As they did in the companion cases before Judge Glenn in the Bankruptcy Court for the Southern District of New York, Defendants in these cases have preserved their rights to object in the future to any use by RFC of the sample and its analysis to prove liability or damages. (See In re Residential Capital, LLC, No. 14-ap-7900-mg, Doc. No. 66 ¶¶ 14-15 (Bankr. S.D.N.Y. Feb. 10, 2015).) This includes, for example, the Defendants’ argument that the breach rate derived from the sampling has no relevance because the contract in issue requires RFC to prove breach on a loan-by-loan basis. Nor does this order foreclose Defendants’ argument that the overall breach rate derived by Dr. Snow’s proposed analysis is not relevant because in order to recover, RFC must prove that there were specific loans backing a particular securitization that breached the contractual representations and warranties, and that those breaches caused loss through the settlement of a claim arising out of that securitization. If relevant to RFC’s theories of liability and damages, the breach rate may be admissible (assuming the methodology was properly applied) and may be accorded such weight as appropriate. See In re Residential Capital, LLC, No. 14-ap-7900-mg, Doc. No. 66 ¶ 15 (Bankr. S.D.N.Y. Feb. 10, 2015). Further, Defendants have preserved their rights to object to the implementation of the sample protocol. This includes the rights of the Defendants to challenge the following:
(1) The applicability of [RFC’s] Sampling Protocol to loans outside the Population;
(2) Both the methodology [RFC] uses in conducting its re-underwriting analyses of the loans included in the Samples and the results of those re-underwriting analyses;
(3) The methodology [RFC] ultimately uses for extrapolating the results of its reunderwriting analysis for any Sample to the Population from which the Sample was drawn;
(4) The weight a fact-finder should afford to any purported breach rate for any Sample or Population, including due to the margin of error associated with extrapolating the Breach Rate to the Population; and
(5) Any opinions expressed by any of [RFC’s] experts to the extent those opinions (a) are not expressly set forth in the Sampling Protocol in Dr. Snow’s declaration, (b) differ in any way from the statements set forth in the Sampling Protocol in Dr. Snow’s declaration, or (c) are based on information not set forth in the Sampling Protocol in Dr. Snow’s declaration.
In re Residential Capital, LLC, No. 14-ap-7900-mg, Doc. No. 66 ¶ 14 (Bankr.
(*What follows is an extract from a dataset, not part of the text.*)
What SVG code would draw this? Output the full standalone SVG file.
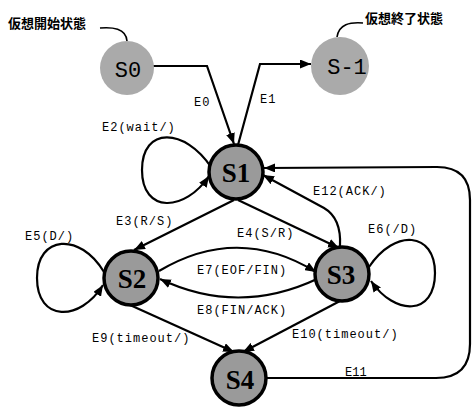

S.D.N.Y. Feb. 10, 2015).
This Court concludes that early decisions on the sampling issues will streamline the administration of these very complex cases, and therefore grants the sampling motion in part and denies the motion in part without prejudice. Accordingly, this Court grants the sampling motion only to the extent that RFC seeks the limited ruling that: (1) Dr. Snow is a qualified expert witness with respect to the selection and construction of RFC’s proposed samples, and the extrapolation of a breach rate from those samples to the populations from which they were drawn; (2) subject to the full reservation of the Defendants’ rights as set forth in this Order, the sampling protocol set forth in Dr. Snow’s declaration is scientifically valid and admissible in these cases for the purpose of identifying a random sample of loans from the population of loans at issue in each case; and (3) Defendants have agreed they will not challenge that a 150-loan sample is sufficiently large to identify a breach rate with a margin of error at the 95% confidence level of no more than +/- 8 percentage points for binary questions. To the extent RFC seeks any further early Daubert or admissibility ruling, as it did when it initially filed its sampling motion, the sampling motion is denied without prejudice.
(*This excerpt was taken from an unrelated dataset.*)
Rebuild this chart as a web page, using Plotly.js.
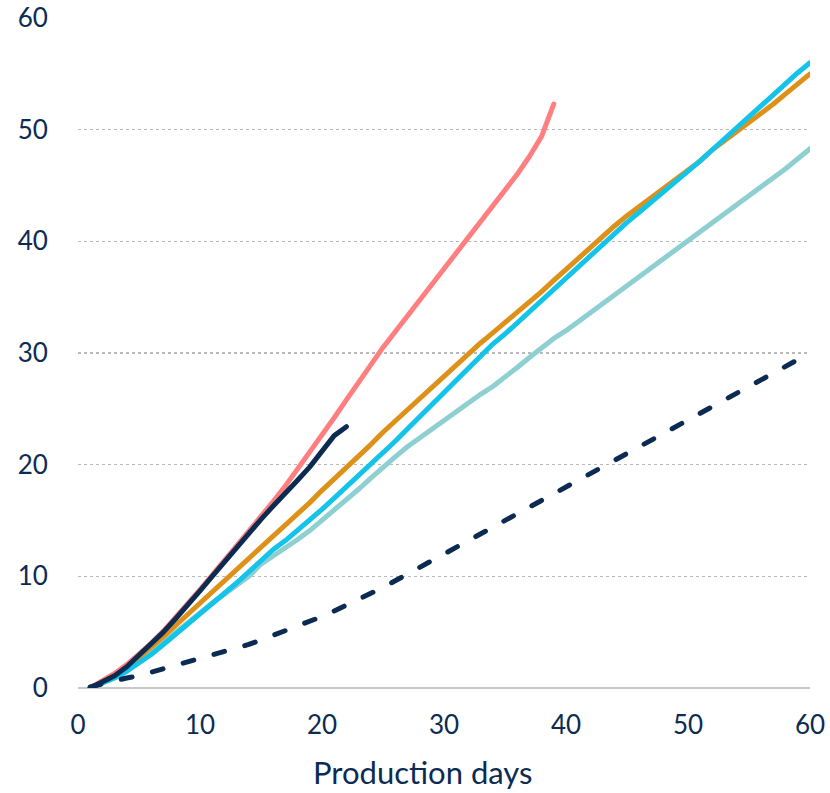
<!DOCTYPE html>
<html>
<head>
<meta charset="utf-8">
<script src="https://cdn.plot.ly/plotly-3.0.1.min.js"></script>
<style>
html,body{margin:0;padding:0;background:#fff;}
#chart{width:830px;height:793px;}
#chart .scatterlayer path.js-line{stroke-linecap:round !important;stroke-linejoin:round !important;}
</style>
</head>
<body>
<div id="chart"></div>
<script>
// X values (production days)
const days = [1,2,3,4,5,6,7,8,9,10,11,12,13,14,15,16,17,18,19,20,
  21,22,23,24,25,26,27,28,29,30,31,32,33,34,35,36,37,38,39,40,
  41,42,43,44,45,46,47,48,49,50,51,52,53,54,55,56,57,58,59,60];

// Series values (cumulative)
const seriesPink = [0,0.6,1.3,2.1,3.0,4.0,5.1,6.3,7.5,8.8,10.1,11.4,12.7,14.0,15.3,16.7,18.1,19.6,21.1,22.6,
  24.2,25.8,27.4,29.0,30.5,31.9,33.3,34.7,36.1,37.6,39.0,40.4,41.8,43.2,44.6,46.0,47.6,49.4,52.3];
const seriesNavy = [0,0.5,1.1,1.9,2.9,3.9,5.0,6.2,7.4,8.7,10.0,11.3,12.6,13.9,15.1,16.3,17.4,18.6,19.8,21.2,
  22.6,23.4];
const seriesOrange = [0,0.5,1.1,1.8,2.7,3.6,4.6,5.6,6.6,7.6,8.6,9.6,10.5,11.5,12.5,13.5,14.5,15.5,16.6,17.7,
  18.7,19.7,20.8,21.8,22.9,23.9,25.0,26.0,27.0,28.0,29.0,30.0,30.9,31.8,32.7,33.6,34.5,35.5,36.5,37.5,
  38.5,39.5,40.5,41.4,42.3,43.1,44.0,44.8,45.6,46.4,47.2,48.2,49.0,49.8,50.6,51.5,52.3,53.2,54.1,55.0];
const seriesCyan = [0,0.4,0.9,1.5,2.2,3.0,3.9,4.8,5.7,6.6,7.5,8.4,9.4,10.4,11.4,12.4,13.2,14.1,15.0,16.0,
  17.0,18.0,19.0,20.0,21.0,22.1,23.2,24.3,25.4,26.5,27.6,28.7,29.8,30.8,31.7,32.7,33.7,34.7,35.7,36.7,
  37.7,38.8,39.8,40.8,41.7,42.6,43.5,44.4,45.3,46.2,47.2,48.2,49.2,50.2,51.2,52.2,53.1,54.1,55.1,56.0];
const seriesTeal = [0,0.5,1.0,1.7,2.4,3.2,4.1,5.0,5.9,6.8,7.6,8.4,9.2,10.0,11.1,11.8,12.5,13.3,14.1,15.0,
  15.9,16.8,17.8,18.8,19.8,20.7,21.6,22.4,23.2,24.0,24.8,25.6,26.3,27.0,27.8,28.7,29.6,30.5,31.3,32.0,
  32.8,33.6,34.4,35.2,36.0,36.8,37.6,38.4,39.2,40.0,40.8,41.6,42.4,43.2,44.0,44.8,45.6,46.5,47.4,48.3];
const seriesDashed = [0.1,0.4,0.7,0.9,1.1,1.4,1.7,2.0,2.3,2.6,2.9,3.2,3.5,3.9,4.3,4.7,5.1,5.5,6.0,6.4,
  6.9,7.4,7.9,8.5,9.0,9.6,10.2,10.8,11.5,12.1,12.7,13.3,13.9,14.5,15.1,15.7,16.3,16.9,17.5,18.1,
  18.7,19.3,19.9,20.5,21.1,21.7,22.3,22.9,23.5,24.1,24.7,25.3,25.9,26.5,27.1,27.7,28.3,28.9,29.4,30.0];

const xTicks = [0,10,20,30,40,50,60];
const yTicks = [0,10,20,30,40,50,60];
const xTitle = 'Production days';

const navy = '#0c2b52';
const fontFamily = 'Lato, "Open Sans", sans-serif';
function line(y, color, dash) {
  return {
    x: days.slice(0, y.length), y: y, type: 'scatter', mode: 'lines',
    line: {color: color, width: 5, dash: dash || 'solid', shape: 'linear'},
    hoverinfo: 'skip', showlegend: false
  };
}

const data = [
  line(seriesTeal, '#8ecfd2'),
  line(seriesPink, '#ff7f80'),
  line(seriesOrange, '#de9118'),
  line(seriesCyan, '#14c3ea'),
  line(seriesNavy, navy),
  line(seriesDashed, navy, '11px,21px')
];

const tickFont = {family: fontFamily, size: 26, color: navy};

const layout = {
  width: 830, height: 793,
  margin: {l: 78, r: 20, t: 18, b: 105},
  paper_bgcolor: '#fff', plot_bgcolor: '#fff',
  showlegend: false,
  xaxis: {
    range: [0, 60], tickvals: xTicks, ticktext: xTicks.map(String),
    showgrid: false, zeroline: false, showline: false,
    ticks: 'outside', ticklen: 14, tickcolor: 'rgba(0,0,0,0)',
    tickfont: tickFont
  },
  yaxis: {
    range: [0, 60], tickvals: yTicks, ticktext: yTicks.map(String),
    showgrid: true, gridcolor: '#b9b9b9', gridwidth: 1.5, griddash: 'dot',
    zeroline: true, zerolinecolor: '#c8c8c8', zerolinewidth: 2,
    showline: false,
    ticks: 'outside', ticklen: 24, tickcolor: 'rgba(0,0,0,0)',
    tickfont: tickFont
  },
  annotations: [{
    text: xTitle, xref: 'paper', yref: 'paper', x: 0.471, y: 0,
    xanchor: 'center', yanchor: 'middle', yshift: -84, showarrow: false,
    font: {family: fontFamily, size: 31, color: navy}
  }]
};

Plotly.newPlot('chart', data, layout, {staticPlot: true, displayModeBar: false});
</script>
</body>
</html>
The Court will add a statistical sampling disclosure schedule to the case management order in this case. The parties are ordered to meet and confer and to submit to the Court two (2) days before the status conference on April 24, 2015, their proposal(s) for a statistical sampling disclosure schedule including the nature of timing of disclosures and objections. The parties should be guided in this effort by the discovery schedule already in effect, and by the procedures adopted in the parallel litigation before Judge Glenn in the bankruptcy proceedings in the Southern District of New York. (See Doc. No. 257-3, Feb. 10, 2015 Order in In re Residential Capital, LLC, No. 14-ap-7900-mg, Doc. No. 66 ¶¶ 16-17.)
THEREFORE, IT IS HEREBY ORDERED THAT:
Plaintiffs’ Motion to Approve Use of Statistical Sampling [Doc. No. 154] is GRANTED IN PART and DENIED IN PART WITHOUT PREJUDICE, as set forth herein.
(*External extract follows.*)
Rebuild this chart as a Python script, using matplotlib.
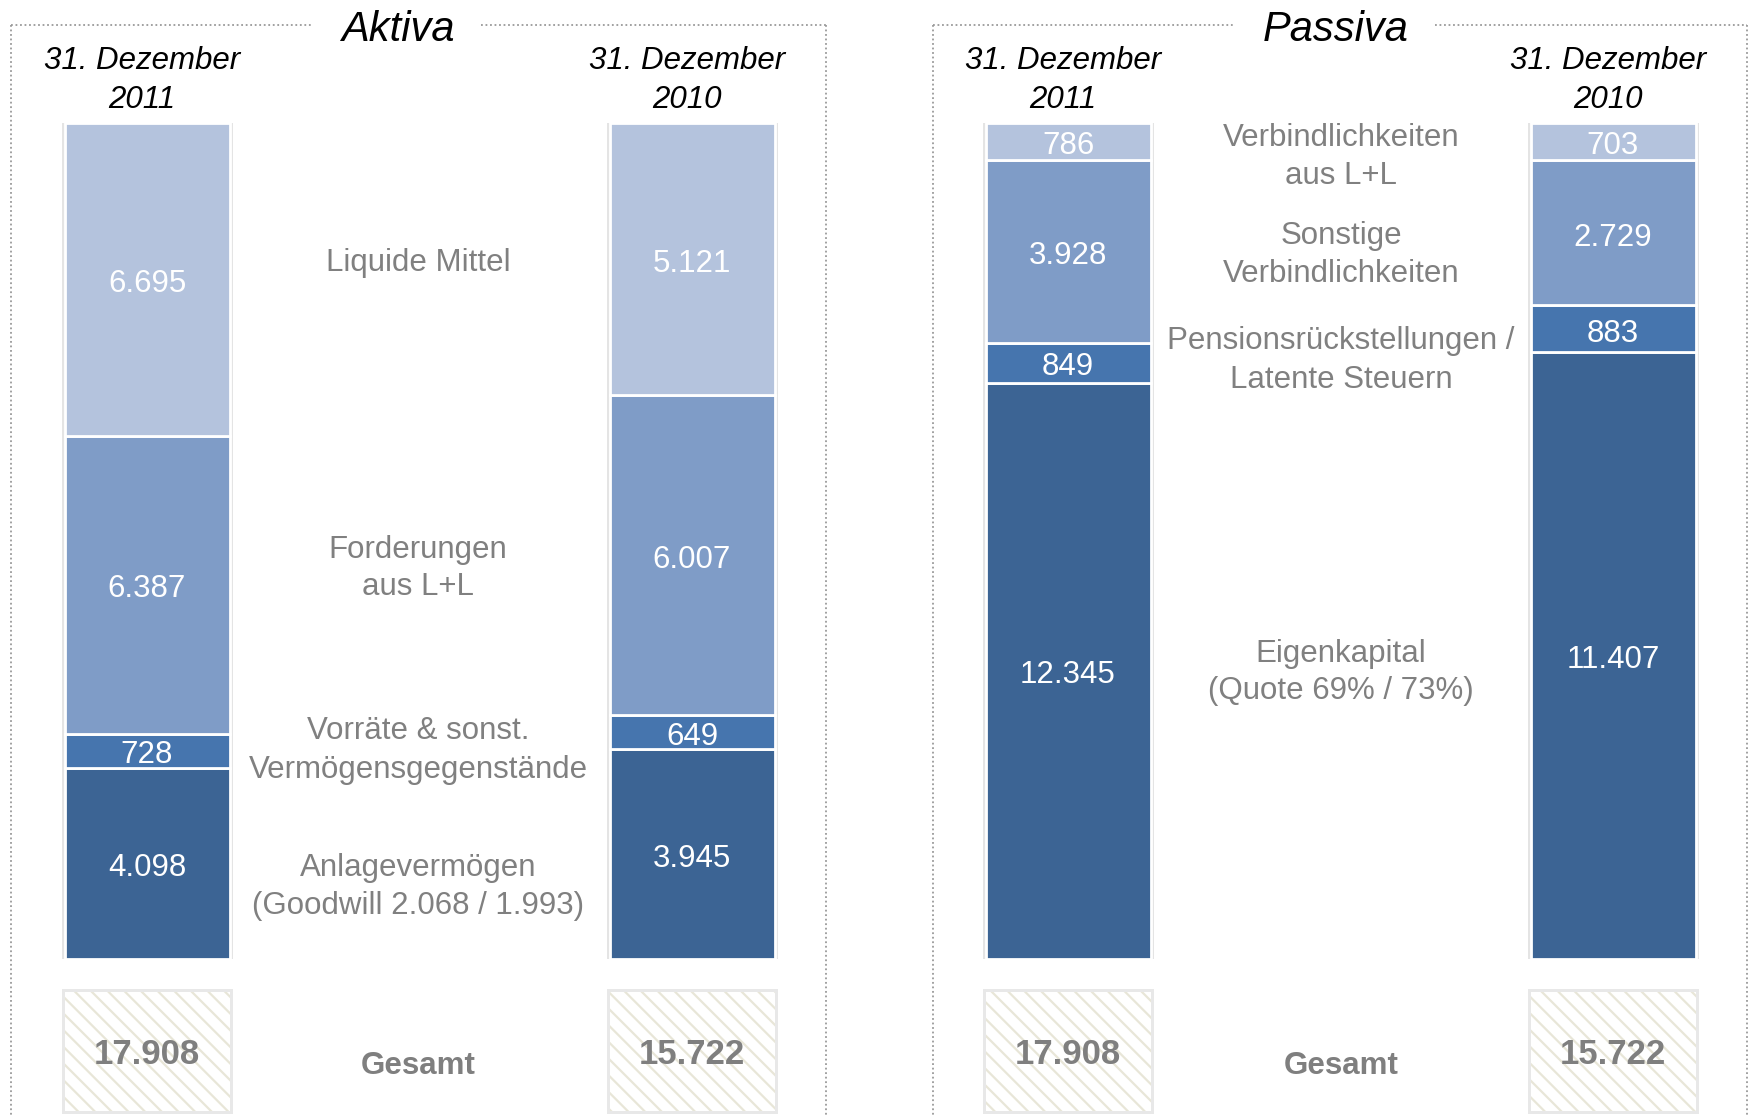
import matplotlib
matplotlib.use("Agg")
import matplotlib.pyplot as plt
from matplotlib.patches import Rectangle
import numpy as np

plt.rcParams['font.family'] = ['Liberation Sans', 'DejaVu Sans']
plt.rcParams['hatch.linewidth'] = 1.6

# ---------------- data ----------------
periods = ["31. Dezember\n2011", "31. Dezember\n2010"]

aktiva_categories = ["Anlagevermögen", "Vorräte & sonst. Vermögensgegenstände",
                     "Forderungen aus L+L", "Liquide Mittel"]
aktiva_2011 = [4098, 728, 6387, 6695]
aktiva_2010 = [3945, 649, 6007, 5121]

passiva_categories = ["Eigenkapital", "Pensionsrückstellungen / Latente Steuern",
                      "Sonstige Verbindlichkeiten", "Verbindlichkeiten aus L+L"]
passiva_2011 = [12345, 849, 3928, 786]
passiva_2010 = [11407, 883, 2729, 703]

totals = [17908, 15722]

segment_colors = ["#3C6494", "#4675AE", "#7F9CC7", "#B4C3DD"]

def fmt(v):
    return f"{v:,}".replace(",", ".")

# ---------------- layout ----------------
W, H = 1754, 1117
fig = plt.figure(figsize=(W / 100, H / 100), dpi=100)

bar_top, bar_bot = 123, 959
axb = fig.add_axes([0, 1 - bar_bot / H, 1, (bar_bot - bar_top) / H])
axb.set_xlim(0, W)
axb.set_ylim(0, 100)
axb.axis('off')

ov = fig.add_axes([0, 0, 1, 1], zorder=5)
ov.set_xlim(0, W)
ov.set_ylim(H, 0)
ov.axis('off')
ov.patch.set_alpha(0)

bar_w = 165
centers = [147, 692, 1068, 1613]
series = [aktiva_2011, aktiva_2010, passiva_2011, passiva_2010]
dy = 0.55  # small downward offset (in %) for value labels

for xc, vals in zip(centers, series):
    vals = np.array(vals, dtype=float)
    pct = vals / vals.sum() * 100
    bottoms = np.concatenate([[0], np.cumsum(pct)[:-1]])
    # shadow
    axb.bar(xc, 100.5, bottom=-0.35, width=bar_w + 6, color="#E4E4E4", zorder=1)
    axb.bar(xc, pct, bottom=bottoms, width=bar_w, color=segment_colors,
            edgecolor="white", linewidth=2, zorder=2)
    for b, v, p in zip(bottoms, vals, pct):
        axb.text(xc, b + p / 2 - dy, fmt(int(v)), ha='center', va='center',
                 color='white', fontsize=22.5, zorder=3)

# ---------------- panel borders ----------------
border_kw = dict(color="#9A9A9A", linestyle=(0, (1, 1.5)), linewidth=1.3)
for left, right, gap_l, gap_r in [(11, 826, 313, 481), (933, 1747, 1234, 1435)]:
    ov.plot([left, left], [25, H], **border_kw)
    ov.plot([right, right], [25, H], **border_kw)
    ov.plot([left, gap_l], [25, 25], **border_kw)
    ov.plot([gap_r, right], [25, 25], **border_kw)

ov.text(398, 30, "Aktiva", ha='center', va='center', fontsize=30, style='italic')
ov.text(1336, 30, "Passiva", ha='center', va='center', fontsize=30, style='italic')

# headers
for xc, lab in zip(centers, periods * 2):
    l1, l2 = lab.split("\n")
    ov.text(xc - 5, 61, l1, ha='center', va='center', fontsize=22.5, style='italic')
    ov.text(xc - 5, 100, l2, ha='center', va='center', fontsize=22.5, style='italic')

# middle labels
grey = "#808080"
mid_labels = [
    (418, [("Liquide Mittel", 263)]),
    (418, [("Forderungen", 550), ("aus L+L", 587)]),
    (418, [("Vorräte & sonst.", 731), ("Vermögensgegenstände", 770)]),
    (418, [("Anlagevermögen", 868), ("(Goodwill 2.068 / 1.993)", 906)]),
    (1341, [("Verbindlichkeiten", 138), ("aus L+L", 176)]),
    (1341, [("Sonstige", 236), ("Verbindlichkeiten", 274)]),
    (1341, [("Pensionsrückstellungen /", 341), ("Latente Steuern", 380)]),
    (1341, [("Eigenkapital", 654), ("(Quote 69% / 73%)", 691)]),
]
for x, lines in mid_labels:
    for t, y in lines:
        ov.text(x, y, t, ha='center', va='center', color=grey, fontsize=22.5)

# totals
box_top, box_bot = 992, 1111
for xc, tot in zip(centers, totals * 2):
    ov.add_patch(Rectangle((xc - bar_w / 2 - 3, box_top - 3), bar_w + 6, box_bot - box_top + 6,
                           facecolor="#E8E8E8", edgecolor='none', zorder=1))
    ov.add_patch(Rectangle((xc - bar_w / 2, box_top), bar_w, box_bot - box_top,
                           facecolor="white", edgecolor="#E8E6D8", hatch='\\\\',
                           linewidth=0, zorder=2))
    ov.text(xc, 1055, fmt(tot), ha='center', va='center', color="#7F7F7F",
            fontsize=25, fontweight='bold', zorder=3)

ov.text(418, 1066, "Gesamt", ha='center', va='center', color="#7F7F7F",
        fontsize=22.5, fontweight='bold')
ov.text(1341, 1066, "Gesamt", ha='center', va='center', color="#7F7F7F",
        fontsize=22.5, fontweight='bold')

fig.savefig("out.png", dpi=100)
 Defense counsel stated that: “If the question is whether drawing 150 loan sample from a population at random will . . . allow you to say that whatever result applies to the — that population as a whole with a 95 percent confidence level at a maximum plus or minus 8 percent margin of error, then the answer is, yes, we don’t disagree with that.” (Doc. No. 359, Tr. of March 31, 2015 Hr’g 143:2-8.)
 In their pre-consolidation rulings, Judges Tunheim, Kyle, and Schiltz all recognized that determining the admissibility of expert evidence prior to the completion of discovery was premature and would not be appropriate. See Residential Funding Co. v. PNC Bank, N.A., No. 13-cv-3498 (JRT/JSM), Doc. No. 117 at 2 (“Although the Court may ultimately agree with Plaintiffs that they may prove their case at trial using statistical sampling, at this point, the Court concludes that it is premature to make a determination about the appropriateness of statistical sampling.”); Residential Funding Co. v. First Guaranty Mortgage Corp., No. 13-cv-3475 (RHK/HB), Doc. No. 69 at 1-2 (agreeing with other courts that an early decision on the admissibility of expert evidence was premature); Residential Funding Co. v. Golden Empire Mortg., Inc., No. 13-cv-3466 (PJS/JJK), Doc. No. 88 at 3 (“[T]he Court will not hear Daubert or summary-judgment motions until discovery is completed, unless a magistrate judge recommends otherwise and the Court agrees with that recommendation.”).